Revenue secretary Hashmukh Adhia, who is overseeing the groundwork for implementing GST, told a group of banks, GSTN, Central bank and tax officials to plug all gaps on potential cyber-fraud and sabotage and get the IT backbone ready by September 30.
GSTN — GST Network—has been tasked with creating a robust IT backbone to enable real-time taxpayer registration, filing returns, handle invoices, execute inter-state tax settlements, and connect states for twoway data flow for GST.
The government expects about 3 billion transactions to take place every month through the network after GST kicks in. The tech network will be tested through a string of simulated dry runs before the new GST’s expected roll-out from April 1, 2017.
These simulated exercises will be done to iron out glitches ahead of implementation once the GST rates on specific goods and services are decided.
“Cyber frauds have to be tackled with greater digital security. The digital revolution is irreversible now,” Adhia told HT. “Digital banking is the order of the day. We cannot think of going back to the system of manual banking,”
Infosys, India’s second largest software services company, is building the tech backbone.

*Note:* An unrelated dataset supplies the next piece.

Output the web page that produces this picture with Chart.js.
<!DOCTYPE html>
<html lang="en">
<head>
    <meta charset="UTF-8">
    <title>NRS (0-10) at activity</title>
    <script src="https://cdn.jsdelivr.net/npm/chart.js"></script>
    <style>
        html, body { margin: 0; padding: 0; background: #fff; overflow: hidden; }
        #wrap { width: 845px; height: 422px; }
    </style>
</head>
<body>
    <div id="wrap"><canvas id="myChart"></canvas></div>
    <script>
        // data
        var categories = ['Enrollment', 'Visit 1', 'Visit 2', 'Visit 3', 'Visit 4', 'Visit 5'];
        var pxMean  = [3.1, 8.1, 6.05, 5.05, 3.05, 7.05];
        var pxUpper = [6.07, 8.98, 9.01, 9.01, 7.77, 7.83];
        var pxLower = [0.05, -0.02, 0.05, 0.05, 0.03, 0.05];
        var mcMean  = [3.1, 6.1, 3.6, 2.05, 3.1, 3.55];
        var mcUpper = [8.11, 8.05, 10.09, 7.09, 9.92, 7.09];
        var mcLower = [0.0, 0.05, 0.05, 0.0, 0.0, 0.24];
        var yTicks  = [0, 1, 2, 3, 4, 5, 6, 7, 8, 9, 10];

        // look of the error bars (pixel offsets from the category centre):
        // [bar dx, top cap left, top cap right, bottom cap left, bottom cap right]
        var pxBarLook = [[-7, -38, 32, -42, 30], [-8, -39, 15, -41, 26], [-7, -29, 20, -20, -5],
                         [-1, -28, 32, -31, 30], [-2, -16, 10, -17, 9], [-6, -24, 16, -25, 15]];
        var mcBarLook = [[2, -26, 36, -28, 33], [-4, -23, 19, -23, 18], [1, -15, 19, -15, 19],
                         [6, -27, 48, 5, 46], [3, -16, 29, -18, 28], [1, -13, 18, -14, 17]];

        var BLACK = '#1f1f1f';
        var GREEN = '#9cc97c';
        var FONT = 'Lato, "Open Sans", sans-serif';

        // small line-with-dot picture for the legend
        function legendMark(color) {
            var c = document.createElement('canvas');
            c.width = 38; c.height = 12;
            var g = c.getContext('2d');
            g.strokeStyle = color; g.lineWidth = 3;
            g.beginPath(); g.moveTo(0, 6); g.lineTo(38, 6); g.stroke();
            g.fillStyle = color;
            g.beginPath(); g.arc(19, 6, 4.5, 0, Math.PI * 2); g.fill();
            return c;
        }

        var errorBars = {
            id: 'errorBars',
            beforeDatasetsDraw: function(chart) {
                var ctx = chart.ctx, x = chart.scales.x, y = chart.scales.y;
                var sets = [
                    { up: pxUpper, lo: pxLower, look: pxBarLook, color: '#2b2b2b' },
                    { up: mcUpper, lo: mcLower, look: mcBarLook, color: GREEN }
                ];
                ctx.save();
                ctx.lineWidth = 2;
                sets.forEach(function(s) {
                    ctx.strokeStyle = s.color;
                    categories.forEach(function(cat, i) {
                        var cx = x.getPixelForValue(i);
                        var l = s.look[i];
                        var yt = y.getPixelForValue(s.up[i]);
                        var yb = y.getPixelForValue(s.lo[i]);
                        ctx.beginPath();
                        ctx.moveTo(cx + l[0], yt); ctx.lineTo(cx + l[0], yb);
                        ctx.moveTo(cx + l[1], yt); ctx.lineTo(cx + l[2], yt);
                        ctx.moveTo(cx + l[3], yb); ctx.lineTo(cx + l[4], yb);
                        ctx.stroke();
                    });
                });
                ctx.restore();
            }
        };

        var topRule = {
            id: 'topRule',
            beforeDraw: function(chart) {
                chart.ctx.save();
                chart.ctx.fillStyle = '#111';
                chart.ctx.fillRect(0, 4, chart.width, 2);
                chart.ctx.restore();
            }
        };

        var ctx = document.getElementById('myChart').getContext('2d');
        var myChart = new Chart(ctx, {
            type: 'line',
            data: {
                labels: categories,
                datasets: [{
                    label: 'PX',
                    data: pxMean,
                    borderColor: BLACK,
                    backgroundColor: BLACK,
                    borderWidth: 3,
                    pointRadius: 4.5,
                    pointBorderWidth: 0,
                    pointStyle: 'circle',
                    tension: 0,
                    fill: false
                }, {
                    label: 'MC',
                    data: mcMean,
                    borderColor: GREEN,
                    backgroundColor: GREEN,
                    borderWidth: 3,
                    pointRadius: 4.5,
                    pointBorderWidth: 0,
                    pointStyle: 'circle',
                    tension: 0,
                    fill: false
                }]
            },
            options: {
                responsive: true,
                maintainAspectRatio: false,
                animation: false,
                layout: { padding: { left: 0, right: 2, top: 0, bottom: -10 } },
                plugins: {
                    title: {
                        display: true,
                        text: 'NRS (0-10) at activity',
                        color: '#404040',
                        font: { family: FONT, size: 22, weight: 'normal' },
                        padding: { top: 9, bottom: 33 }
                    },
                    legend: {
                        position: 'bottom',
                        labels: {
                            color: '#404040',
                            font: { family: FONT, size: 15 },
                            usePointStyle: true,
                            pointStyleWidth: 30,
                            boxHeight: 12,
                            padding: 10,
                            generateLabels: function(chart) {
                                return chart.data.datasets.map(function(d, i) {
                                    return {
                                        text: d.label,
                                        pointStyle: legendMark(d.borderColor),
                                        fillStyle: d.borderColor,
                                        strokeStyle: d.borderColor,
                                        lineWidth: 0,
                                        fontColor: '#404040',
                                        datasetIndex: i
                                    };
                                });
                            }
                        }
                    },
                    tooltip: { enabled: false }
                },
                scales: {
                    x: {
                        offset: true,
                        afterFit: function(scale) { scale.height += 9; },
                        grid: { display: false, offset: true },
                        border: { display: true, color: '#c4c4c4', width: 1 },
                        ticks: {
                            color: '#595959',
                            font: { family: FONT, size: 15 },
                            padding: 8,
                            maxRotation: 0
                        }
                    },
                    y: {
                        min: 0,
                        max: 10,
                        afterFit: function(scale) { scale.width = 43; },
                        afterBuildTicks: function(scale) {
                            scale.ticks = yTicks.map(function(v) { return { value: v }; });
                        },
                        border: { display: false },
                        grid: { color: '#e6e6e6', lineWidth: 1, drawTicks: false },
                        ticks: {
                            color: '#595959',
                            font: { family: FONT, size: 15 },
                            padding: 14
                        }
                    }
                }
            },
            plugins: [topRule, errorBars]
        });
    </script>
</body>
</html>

“The system should have adequate firewalls in place to protect from increasing online payment frauds and maintaining data secrecy,” GSTN chairman Navin Kumar told HT.
“We are working on it with Infosys and we will make sure that the system will have the best safety and security measures available globally,” Kumar said.
According to the latest RBI data, the incidence of ATM, credit, debit card and net banking-related fraud has gone up by more than 35% between 2012-13 and 2015-16 in India.